ANNAPOLIS — ANNAPOLIS -- A state health department bill requiring certain doctors and patients to be tested for the virus that causes AIDS may be sinking under the weight of its own cost.
An official at the Johns Hopkins University School of Medicine in Baltimore said the legislation is a "financial disaster" that could cost Maryland's health care system $74 million a year.
"These costs would obviously be borne by the consumer, meaning higher health care costs," according to Dr. John G. Bartlett, infectious diseases division chief at Hopkins.
Dr. Bartlett registered his alarm in a letter to the chairman of the House of Delegates Environmental Matters Committee, which heard testimony on the bill yesterday.
The risk of health care workers and patients getting the deadly virus from each other is extremely small, he wrote.
The governor's chief lobbyist, David S. Iannucci, said the $74 million estimate is too high, but state health officials could not provide another estimate.
Several legislators said privately that they're worried by the bill's cost, which includes an annual $1 million expense for the strapped state government.
Associations representing nurses and hospitals also oppose mandatory testing because they say it does nothing to stop the spread of the deadly AIDS virus.
The bill requires doctors, dentists and other health care workers who perform invasive surgical or dental procedures to be tested for the human immunodeficiency virus (HIV) that causes AIDS.
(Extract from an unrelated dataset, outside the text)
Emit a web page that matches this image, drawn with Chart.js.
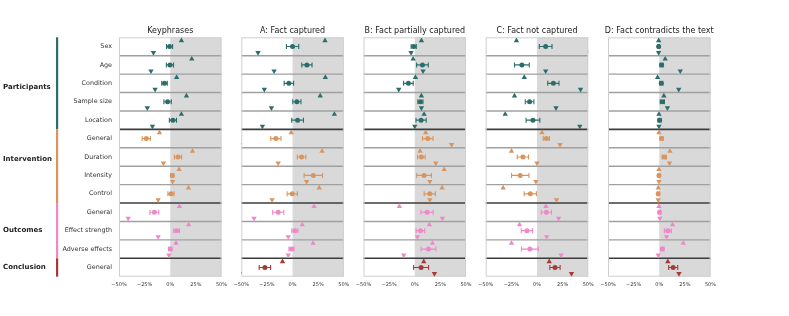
<!DOCTYPE html>
<html><head><meta charset="utf-8">
<script src="https://cdn.jsdelivr.net/npm/chart.js@4/dist/chart.umd.min.js"></script>
<style>
html,body{margin:0;padding:0;background:#fff;}
#wrap{position:relative;width:789px;height:316px;overflow:hidden;}
#wrap canvas{position:absolute;left:0;top:0;}
</style></head><body><div id="wrap"></div>
<script>
// ---- categories ----
const rowLabels = ['Sex','Age','Condition','Sample size','Location','General','Duration','Intensity','Control','General','Effect strength','Adverse effects','General'];
const rowGroup = [0,0,0,0,0,1,1,1,1,2,2,2,3];
const groupNames = ['Participants','Intervention','Outcomes','Conclusion'];
const panelTitles = ['Keyphrases','A: Fact captured','B: Fact partially captured','C: Fact not captured','D: Fact contradicts the text'];
const xTicks = [-50,-25,0,25,50];

// ---- Keyphrases ----
const kpMean = [-0.7,-0.3,-5.6,-2.6,2.6,-23.4,7.6,2,0.7,-15.5,6.2,0,null];
const kpErr  = [3,3.5,2.7,3.6,3.5,4,3.5,1.5,3,4.3,2.8,1.5,null];
const kpUp   = [10.9,21,6.2,15.8,10.9,-10.5,21.7,8.6,17.8,8.9,18,5.6,null];
const kpDown = [-16.4,-18.8,-14.8,-22.4,-17.4,null,-6.6,2.3,-11.8,-41,-11.8,-1.3,null];
// ---- A: Fact captured ----
const aMean = [0,14,-3.6,4.2,4.9,-16.3,8.8,20.3,-0.3,-14,2.3,-1,-27];
const aErr  = [6,5,4.6,4,5.7,5,4.2,9,5,5.4,3,2.5,5.6];
const aUp   = [31.7,null,32,27,40.8,-1.3,28.8,null,26,21,9.5,20,-9.8];
const aDown = [-33.7,-18,-27.5,-20.6,-29.4,-52,-14,13.7,-20,-37.6,-4.2,-4.2,-52];
// ---- B: Fact partially captured ----
const bMean = [-1,7.5,-6.2,5.5,6.2,12.7,6.5,9.1,14.7,12,5.5,13.4,6.2];
const bErr  = [2.5,5.7,4.7,2.5,5,5.2,3.7,7.2,5.5,6,4.2,7.2,7.3];
const bUp   = [6.5,-1.6,0.7,6.5,9.1,10.7,5.2,28.7,26.7,-15,14.3,17.3,8.8];
const bDown = [-3.6,8.1,-15.6,6.5,0,36,20.5,14.7,14.7,27,2.6,-10.7,19.2];
// ---- C: Fact not captured ----
const cMean = [8.5,-14.7,16,-7.2,-3.9,9.2,-13.7,-16.3,-6.5,9.2,-9.8,-6.9,17.6];
const cErr  = [6.2,7.2,5.5,4.2,6.7,3,5.5,8.5,6,5,5.5,8.2,5];
const cUp   = [-20,null,-12.4,-21.9,-31,4.9,-24.8,null,-33,8.8,-17,-24.8,12];
const cDown = [52,8.5,42.5,18.6,41.8,22.5,0,-1,19,21.2,9.5,23.5,33.7];
// ---- D: Fact contradicts the text ----
const dMean = [-0.6,2.3,2,3,0.3,2.3,4.9,-0.3,-1,0.3,8.4,3,13.6];
const dErr  = [0.8,1.5,1.5,2,1.5,1.5,2,1,1,1,3.4,1.5,4.4];
const dUp   = [-0.6,5.8,-1.6,4.5,-0.3,-0.3,10.4,-0.3,-1,-0.3,13,23.4,8.4];
const dDown = [-0.6,20.5,19,8,-0.3,null,10,-0.3,-1,0.6,7.1,-1,19.2];

// ---- styling / layout (not data) ----
const groupColors = ['#2b6e6b','#d9955f','#ef88c8','#a83a36'];
const groupLabelRow = [2.7, 6.6, 10.5, 12.5];
const PANEL_LEFT = [119, 241.3, 363.5, 485.7, 608];
const PANEL_W = 102.5;
const TOP = 37.3, BOTTOM = 276.7, W = 789, H = 316, XAXIS_H = 18;
const FONT = '"DejaVu Sans", sans-serif';

const panels = [
  {mean: kpMean, err: kpErr, up: kpUp, down: kpDown},
  {mean: aMean, err: aErr, up: aUp, down: aDown},
  {mean: bMean, err: bErr, up: bUp, down: bDown},
  {mean: cMean, err: cErr, up: cUp, down: cDown},
  {mean: dMean, err: dErr, up: dUp, down: dDown}
];

const rowColors = rowGroup.map(g => groupColors[g]);

const decor = {
  id: 'decor',
  beforeDatasetsDraw(chart, args, opts) {
    const {ctx, chartArea: a, scales: {x, y}} = chart;
    ctx.save();
    const x0 = x.getPixelForValue(0);
    ctx.fillStyle = '#d9d9d9';
    ctx.fillRect(x0, a.top, a.right - x0, a.bottom - a.top);
    for (let i = 1; i < rowLabels.length; i++) {
      const yy = y.getPixelForValue(i);
      const dark = rowGroup[i] !== rowGroup[i - 1];
      ctx.strokeStyle = dark ? '#3c3c3c' : '#a0a0a0';
      ctx.lineWidth = dark ? 1.6 : 1.4;
      ctx.beginPath(); ctx.moveTo(a.left, yy); ctx.lineTo(a.right, yy); ctx.stroke();
    }
    ctx.strokeStyle = '#cfcfcf'; ctx.lineWidth = 1;
    ctx.strokeRect(a.left + 0.5, a.top + 0.5, a.right - a.left - 1, a.bottom - a.top - 1);
    ctx.fillStyle = '#222';
    ctx.font = '8px ' + FONT;
    ctx.textAlign = 'center'; ctx.textBaseline = 'middle';
    ctx.fillText(opts.title, (a.left + a.right) / 2, a.top - 6.3);
    ctx.restore();
  }
};

const leftLabels = {
  id: 'leftLabels',
  afterDraw(chart) {
    const {ctx, scales: {y}} = chart;
    ctx.save();
    ctx.textBaseline = 'middle';
    ctx.textAlign = 'right';
    ctx.fillStyle = '#333';
    ctx.font = '6.4px ' + FONT;
    rowLabels.forEach((lab, i) => ctx.fillText(lab, 112, y.getPixelForValue(i + 0.5)));
    let start = 0;
    for (let i = 1; i <= rowGroup.length; i++) {
      if (i === rowGroup.length || rowGroup[i] !== rowGroup[start]) {
        const g = rowGroup[start];
        const y1 = y.getPixelForValue(start), y2 = y.getPixelForValue(i);
        ctx.fillStyle = groupColors[g];
        ctx.fillRect(56, y1, 2.2, y2 - y1);
        start = i;
      }
    }
    ctx.textAlign = 'left';
    ctx.fillStyle = '#222';
    ctx.font = 'bold 7px ' + FONT;
    groupNames.forEach((n, g) => ctx.fillText(n, 3, y.getPixelForValue(groupLabelRow[g])));
    ctx.restore();
  }
};

const wrap = document.getElementById('wrap');
panels.forEach((p, k) => {
  const cv = document.createElement('canvas');
  cv.width = W; cv.height = H;
  cv.style.width = W + 'px'; cv.style.height = H + 'px';
  wrap.appendChild(cv);

  const errData = [], errColors = [];
  p.mean.forEach((m, i) => {
    const yy = i + 0.5;
    if (m === null || p.err[i] === null) return;
    errData.push({x: m - p.err[i], y: yy}, {x: m + p.err[i], y: yy}, {x: null, y: null});
    errColors.push(rowColors[i], rowColors[i], rowColors[i]);
  });
  const meanData = p.mean.map((v, i) => ({x: v, y: i + 0.5}));
  const upData = p.up.map((v, i) => ({x: v, y: i + 0.18}));
  const downData = p.down.map((v, i) => ({x: v, y: i + 0.83}));

  new Chart(cv, {
    type: 'scatter',
    data: {
      datasets: [
        {data: errData, showLine: true, spanGaps: false, borderWidth: 1.1,
         segment: {borderColor: c => errColors[c.p0DataIndex]},
         pointStyle: 'line', rotation: 90, pointRadius: 2.5, pointBorderWidth: 1.1,
         pointBorderColor: errColors, pointBackgroundColor: errColors, clip: 0},
        {data: meanData, pointStyle: 'circle', pointRadius: 2.5, pointBorderWidth: 0,
         pointBackgroundColor: rowColors, pointBorderColor: rowColors, clip: 0},
        {data: upData, pointStyle: 'triangle', pointRadius: 3.1, pointBorderWidth: 0,
         pointBackgroundColor: rowColors, pointBorderColor: rowColors, clip: 0},
        {data: downData, pointStyle: 'triangle', rotation: 180, pointRadius: 3.1, pointBorderWidth: 0,
         pointBackgroundColor: rowColors, pointBorderColor: rowColors, clip: 0}
      ]
    },
    options: {
      responsive: false, animation: false, events: [],
      layout: {padding: {left: PANEL_LEFT[k], right: W - PANEL_LEFT[k] - PANEL_W, top: TOP, bottom: H - BOTTOM - XAXIS_H}},
      plugins: {legend: {display: false}, tooltip: {enabled: false}, title: {display: false},
                decor: {title: panelTitles[k]}},
      scales: {
        x: {type: 'linear', min: -50, max: 50,
            afterBuildTicks: s => { s.ticks = xTicks.map(v => ({value: v})); },
            afterFit: s => { s.height = XAXIS_H; },
            grid: {display: false, drawTicks: false}, border: {display: false},
            ticks: {autoSkip: false, maxRotation: 0, padding: 5.5, color: '#333',
                    font: {size: 5, family: FONT},
                    callback: v => (v < 0 ? '\u2212' + Math.abs(v) : v) + '%'}},
        y: {type: 'linear', min: 0, max: rowLabels.length, reverse: true, display: false}
      }
    },
    plugins: k === 0 ? [decor, leftLabels] : [decor]
  });
});
</script></body></html>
Although the bill doesn't say exactly what an invasive procedure is, health experts generally define it as one that is very bloody and poses a risk of HIV transmission.
In addition, the legislation calls for patients to be tested for HIV before an invasive procedure, which could apply to everyone who goes to a dentist for regular teeth cleaning.
Although he is not officially sponsoring the bill, Gov. William Donald Schaefer has been pushing for mandatory testing of health care workers for months, despite the objections of his own Task Force on HIV Prevention and Treatment.
State health department officials say they introduced the bill at the request of citizens worried about contracting the HIV virus in a doctor's or dentist's office.
Dr. David Acer, a Florida dentist who has died of AIDS, is believed to have infected five patients while working on their teeth. One of them, Kimberly Bergalis, 23, died from the disease in December. It's unclear how Dr. Acer's patients became infected, and lax sterilization of dental instruments has been cited as a possibility.
Under the Maryland bill, someone who sees a dentist for regular cleanings twice a year might have to undergo an HIV test before each appointment, state health officials said yesterday.
An HIV test costs $30 to $100, and patients may have to pay for their own tests if their insurance company won't, officials said.
"Eighty percent of the population truly believes they're not getting answers to their questions and have a feeling of mistrust," State Health Secretary Nelson J. Sabatini said. "The taxpayers are saying, 'Why doesn't someone do what I want for once in a while.' "
Opponents say the bill will not prevent the spread of AIDS, since health care workers are already expected to take certain precautions when coming into contact with a patient's blood.